At Melbourne Cup Day last week, we witnesses history. Michelle Payne, the first ever female jockey to win the Melbourne Cup. I think this story brought a smile to everyone’s face. Not only for Michelle winning but also the heart-warming story of her brother Steven. It’s a great example of a woman smashing through the glass ceiling of an industry that is heavily male dominated and the reward of believing and staying dedicated to your vision despite what could’ve been insurmountable setbacks. It’s also a great example of how empowering a down syndrome boy with responsibility and as Michelle stated ‘treating him no differently to anyone else’ can enable him to realise his dreams also.
Horse racing has its controversy and I’m not a fan, however I respect the choices of others. And I highly respect those who dedicate themselves fully to their chosen profession. Which is what Michelle Payne is a glowing example of. And I love a good old success story, especially when it’s all about an Australian that’s achieved their ultimate dream! And not to mention the syndicate that own the horse!
There’s so much to be learnt from Michelle’s story. I’m going to focus on only two of them today:
- The power of belief
No doubt by now you’ll understand a lot more about Michelle and the major injuries she suffered as a consequence of the dangers of her beloved profession. What struck me about Michelle is the incredible resilience this girl has and the persistence to keep going and never give up despite being treated as someone who wasn’t equal, only a girl and not good enough. Male or female – that hurts. And it hurts deep. It’s a huge dent to the ego and your confidence.
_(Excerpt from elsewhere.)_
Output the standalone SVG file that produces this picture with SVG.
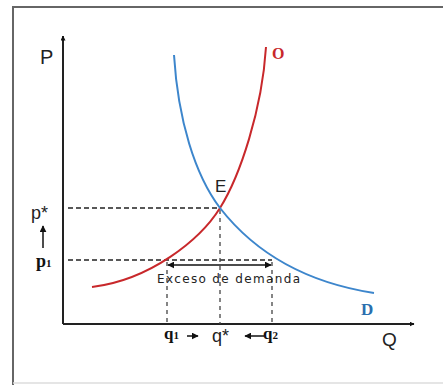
<svg xmlns="http://www.w3.org/2000/svg" width="443" height="385" viewBox="0 0 443 385">
  <defs>
    <marker id="ah" viewBox="0 0 10 10" refX="9" refY="5" markerWidth="5" markerHeight="5" orient="auto-start-reverse" markerUnits="userSpaceOnUse">
      <path d="M0,0 L10,5 L0,10 z" fill="#111"/>
    </marker>
    <marker id="ahs" viewBox="0 0 10 10" refX="9" refY="5" markerWidth="7" markerHeight="7" orient="auto-start-reverse" markerUnits="userSpaceOnUse">
      <path d="M0,0 L10,5 L0,10 z" fill="#111"/>
    </marker>
  </defs>
  <style>
    .frame { fill: none; stroke: #666; stroke-width: 2; }
    .axis { stroke: #222; stroke-width: 2; fill: none; }
    .dash { stroke: #222; stroke-width: 1.3; stroke-dasharray: 5 3; fill: none; }
    .vdash { stroke: #444; stroke-width: 1.3; stroke-dasharray: 4 4; fill: none; }
    .arr { stroke: #111; stroke-width: 1.5; fill: none; }
    .sans { font-family: "Liberation Sans", Arial, sans-serif; fill: #222; }
    .bold { font-family: "Liberation Serif", "Times New Roman", serif; font-weight: bold; fill: #111; }
  </style>
  <rect width="443" height="385" fill="#fff"/>
  <g id="frame">
    <path class="frame" d="M13,385 L13,7 L443,7"/>
    <path d="M13,383 L443,383" stroke="#ddd" stroke-width="1.5" fill="none"/>
  </g>
  <g id="axes">
    <path class="axis" d="M63,324 L63,36" marker-end="url(#ah)"/>
    <path class="axis" d="M63,324 L414,324" marker-end="url(#ah)"/>
  </g>
  <g id="connectors">
    <path class="dash" d="M68,208 L220,208"/>
    <path class="dash" d="M68,260 L272,260"/>
    <path class="vdash" d="M167,262 L167,324"/>
    <path class="vdash" d="M220,210 L220,324"/>
    <path class="vdash" d="M272,262 L272,324"/>
    <path class="arr" d="M168,265 L271,265" marker-start="url(#ahs)" marker-end="url(#ahs)"/>
    <path class="arr" d="M43,248 L43,226" marker-end="url(#ahs)"/>
    <path class="arr" d="M187,336 L198,336" marker-end="url(#ahs)"/>
    <path class="arr" d="M264,336 L245,336" marker-end="url(#ahs)"/>
  </g>
  <g id="supply">
    <path d="M92,287 C150,280 200,240 220,208 C240,176 262,110 266,47" fill="none" stroke="#c8282b" stroke-width="2"/>
  </g>
  <g id="demand">
    <path d="M174,55 C178,120 195,175 220,208 C245,240 290,280 374,293" fill="none" stroke="#3d86cc" stroke-width="2"/>
  </g>
  <g id="labels">
    <text class="sans" x="40" y="64" font-size="20">P</text>
    <text class="bold" x="272" y="59" font-size="16" style="fill:#c8282b">O</text>
    <text class="sans" x="215" y="192" font-size="17">E</text>
    <text class="sans" x="31" y="219" font-size="18">p*</text>
    <text class="bold" x="36" y="267" font-size="18">p<tspan font-size="11">1</tspan></text>
    <text x="157" y="283" font-size="12" textLength="143" lengthAdjust="spacing" style="font-family:'DejaVu Sans', sans-serif; fill:#222">Exceso de demanda</text>
    <text class="bold" x="361" y="315" font-size="17" style="fill:#2a6fae">D</text>
    <text class="sans" x="382" y="346" font-size="19">Q</text>
    <text class="bold" x="164" y="339" font-size="17">q<tspan font-size="11">1</tspan></text>
    <text class="sans" x="212" y="342" font-size="18">q*</text>
    <text class="bold" x="263" y="339" font-size="17">q<tspan font-size="11">2</tspan></text>
  </g>
</svg>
Michelle shared in one of her interviews how she would ‘show up’ at the track when the horses were being trained in the hope she would get a ride. Time and time again she’d go home unsuccessful. The courage this girl has to show up every day and while I can only imagine how that felt and what was going through her mind each day, her steely resolve paid off. And she got to ride the Melbourne Cup winner. This literally gives me goose bumps and I admire anyone who can show so much courage when times are tough.
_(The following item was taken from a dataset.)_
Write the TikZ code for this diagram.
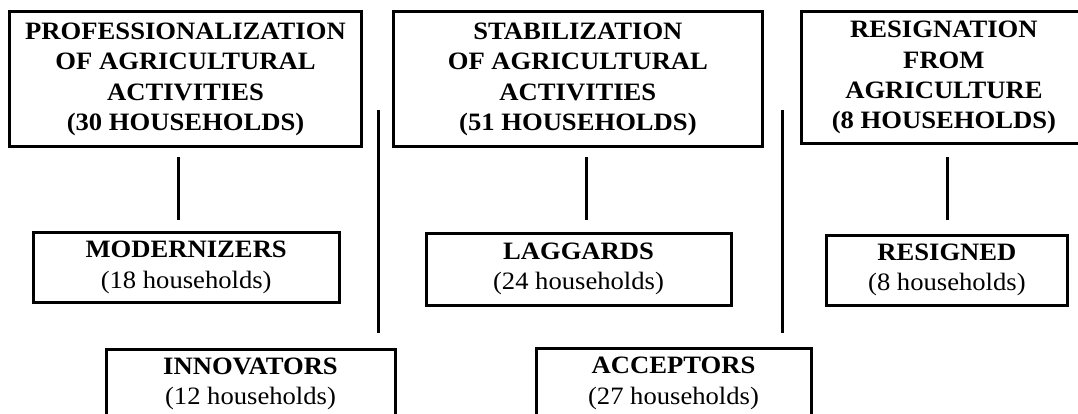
\documentclass[tikz,border=0pt]{standalone}
\usepackage{fontspec}
\setmainfont{Liberation Serif}[FakeStretch=1.065]
\begin{document}
\begin{tikzpicture}[x=1pt,y=-1pt,
  box/.style={draw=black, line width=3pt, rectangle, inner sep=0pt, align=center,
    font=\fontsize{25}{30.4}\selectfont},
  bigbox/.style={box, font=\fontsize{25}{30.4}\selectfont\bfseries},
  link/.style={draw=black, line width=3pt}]
\useasboundingbox (0,0) rectangle (1078,414);
\fill[white] (0,0) rectangle (1078,414);
\clip (0,0) rectangle (1078,414);

% top level boxes
\node[bigbox, minimum width=352.4pt, minimum height=135pt] (prof) at (185.5,79.5)
  {PROFESSIONALIZATION\\OF AGRICULTURAL\\ACTIVITIES\\(30 HOUSEHOLDS)};
\node[bigbox, minimum width=369.2pt, minimum height=135pt] (stab) at (577.9,79.5)
  {STABILIZATION\\OF AGRICULTURAL\\ACTIVITIES\\(51 HOUSEHOLDS)};
\node[bigbox, minimum width=284.2pt, minimum height=131.5pt] (resg) at (943.9,77.75)
  {RESIGNATION\\FROM\\AGRICULTURE\\(8 HOUSEHOLDS)};

% second level boxes
\node[box, minimum width=305.7pt, minimum height=70pt] (mod) at (186.2,267.5)
  {\textbf{MODERNIZERS}\\(18 households)};
\node[box, minimum width=305pt, minimum height=72pt] (lag) at (578.5,269)
  {\textbf{LAGGARDS}\\(24 households)};
\node[box, minimum width=241.7pt, minimum height=70pt] (res) at (946.9,270)
  {\textbf{RESIGNED}\\(8 households)};

% third level boxes (cut off by the page bottom)
\node[box, minimum width=289pt, minimum height=70pt] (inn) at (250.5,384)
  {\textbf{INNOVATORS}\\(12 households)};
\node[box, minimum width=275pt, minimum height=70pt] (acc) at (673.5,383.5)
  {\textbf{ACCEPTORS}\\(27 households)};

% free-standing connector ends
\coordinate (l1a) at (178.3,157.3); \coordinate (l1b) at (178.3,220);
\coordinate (l2a) at (586.4,157.3); \coordinate (l2b) at (586.4,220);
\coordinate (l3a) at (947,157.3);   \coordinate (l3b) at (947,220);
\coordinate (v1a) at (378.5,110);   \coordinate (v1b) at (378.5,332.5);
\coordinate (v2a) at (782,110);     \coordinate (v2b) at (782,332.5);

\draw[link] (l1a) -- (l1b);
\draw[link] (l2a) -- (l2b);
\draw[link] (l3a) -- (l3b);
\draw[link] (v1a) -- (v1b);
\draw[link] (v2a) -- (v2b);
\end{tikzpicture}
\end{document}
Then there’s Darren Weir, the trainer who gave Michelle a go. Not only Michelle but also her brother for over a decade. He believed in her ability and clearly trusted his instincts that she was the best person for the job. No doubt he copped some flack but he stuck to his guns and empowered Michelle to be the best jockey she could be. This is another glowing example of courage and belief. And it paid off for him too.
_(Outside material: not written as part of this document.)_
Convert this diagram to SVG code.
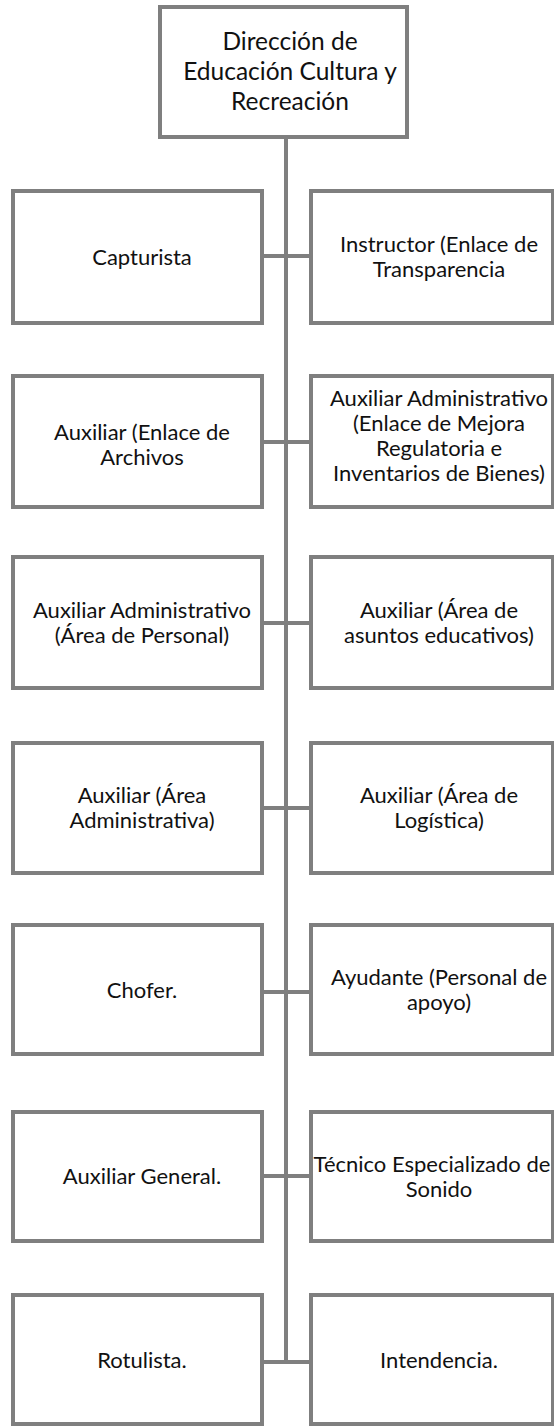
<svg xmlns="http://www.w3.org/2000/svg" width="554" height="1427" viewBox="0 0 554 1427">
<style>
.box{fill:#ffffff;stroke:#7f7f7f;stroke-width:4}
.ln{stroke:#7f7f7f;stroke-width:4;fill:none}
text{font-family:Lato,"Liberation Sans",sans-serif;fill:#111111;text-anchor:middle}
.t{font-size:22px}
.h{font-size:24.5px}
</style>
<rect width="554" height="1427" fill="#ffffff"/>
<g id="connectors">
<line class="ln" x1="286" y1="137" x2="286" y2="1362"/>
<line class="ln" x1="262" y1="256" x2="311" y2="256"/>
<line class="ln" x1="262" y1="442" x2="311" y2="442"/>
<line class="ln" x1="262" y1="623" x2="311" y2="623"/>
<line class="ln" x1="262" y1="808" x2="311" y2="808"/>
<line class="ln" x1="262" y1="992" x2="311" y2="992"/>
<line class="ln" x1="262" y1="1176" x2="311" y2="1176"/>
<line class="ln" x1="262" y1="1362" x2="311" y2="1362"/>
</g>
<g id="n0"><rect class="box" x="160" y="7" width="247" height="130"/>
<text class="h" x="290" y="50">Dirección de</text><text class="h" x="290" y="80">Educación Cultura y</text><text class="h" x="290" y="110">Recreación</text></g>
<g id="n1l"><rect class="box" x="13" y="191" width="249" height="132"/><text class="t" x="142" y="265">Capturista</text></g>
<g id="n1r"><rect class="box" x="311" y="191" width="242" height="132"/><text class="t" x="439" y="252">Instructor (Enlace de</text><text class="t" x="439" y="277">Transparencia</text></g>
<g id="n2l"><rect class="box" x="13" y="376" width="249" height="131"/><text class="t" x="142" y="440">Auxiliar (Enlace de</text><text class="t" x="142" y="465">Archivos</text></g>
<g id="n2r"><rect class="box" x="311" y="376" width="242" height="131"/><text class="t" x="439" y="406">Auxiliar Administrativo</text><text class="t" x="439" y="431">(Enlace de Mejora</text><text class="t" x="439" y="456">Regulatoria e</text><text class="t" x="439" y="481">Inventarios de Bienes)</text></g>
<g id="n3l"><rect class="box" x="13" y="557" width="249" height="131"/><text class="t" x="142" y="618">Auxiliar Administrativo</text><text class="t" x="142" y="643">(Área de Personal)</text></g>
<g id="n3r"><rect class="box" x="311" y="557" width="242" height="131"/><text class="t" x="439" y="618">Auxiliar (Área de</text><text class="t" x="439" y="643">asuntos educativos)</text></g>
<g id="n4l"><rect class="box" x="13" y="743" width="249" height="130"/><text class="t" x="142" y="803">Auxiliar (Área</text><text class="t" x="142" y="828">Administrativa)</text></g>
<g id="n4r"><rect class="box" x="311" y="743" width="242" height="130"/><text class="t" x="439" y="803">Auxiliar (Área de</text><text class="t" x="439" y="828">Logística)</text></g>
<g id="n5l"><rect class="box" x="13" y="925" width="249" height="129"/><text class="t" x="142" y="998">Chofer.</text></g>
<g id="n5r"><rect class="box" x="311" y="925" width="242" height="129"/><text class="t" x="439" y="985">Ayudante (Personal de</text><text class="t" x="439" y="1010">apoyo)</text></g>
<g id="n6l"><rect class="box" x="13" y="1112" width="249" height="129"/><text class="t" x="142" y="1184">Auxiliar General.</text></g>
<g id="n6r"><rect class="box" x="311" y="1112" width="242" height="129"/><text class="t" x="432" y="1172">Técnico Especializado de</text><text class="t" x="439" y="1197">Sonido</text></g>
<g id="n7l"><rect class="box" x="13" y="1295" width="249" height="129"/><text class="t" x="142" y="1368">Rotulista.</text></g>
<g id="n7r"><rect class="box" x="311" y="1295" width="242" height="129"/><text class="t" x="439" y="1368">Intendencia.</text></g>
</svg>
What we can take away from this story is how powerful having a crystal clear vision is. Michelle has wanted to win the Melbourne Cup since she was seven years of age. Clearly her time was now and she had a feeling she’d win the night before. It can motivate you to keep going, it enables you to be resilient and persistent in times of adversity and challenge, it gives you hope when the chips are down. It’s that guiding light when you’re doubtful and it fuels those energy reserves when all you want to do is hide under the doona. It’s bloody powerful and while it may not propel you towards success at a rapid rate, it certainly guides.
We can also take away the power in believing in someone when you can see they have what it takes. When you can see they have the passion, the guts and determination to do it. Even if it’s against the norm and ‘out of the box’. Believing in someone is one of the best things a person can do for another. Sometimes that’s all it takes. Just one person to turn someone’s life around. That is powerful and we all have the opportunity to do that if we look around and take interest in others.
I don’t know about you, but when Steven Payne got up there after the Cup and spoke in front of a crowd of over one hundred thousand people and in front of millions globally, my heart swelled and I swore to myself I would never be fearful of speaking in front of a crowd again. Such simple words and such huge inspiration.
There’s so much to take from this story to use for our own motivation.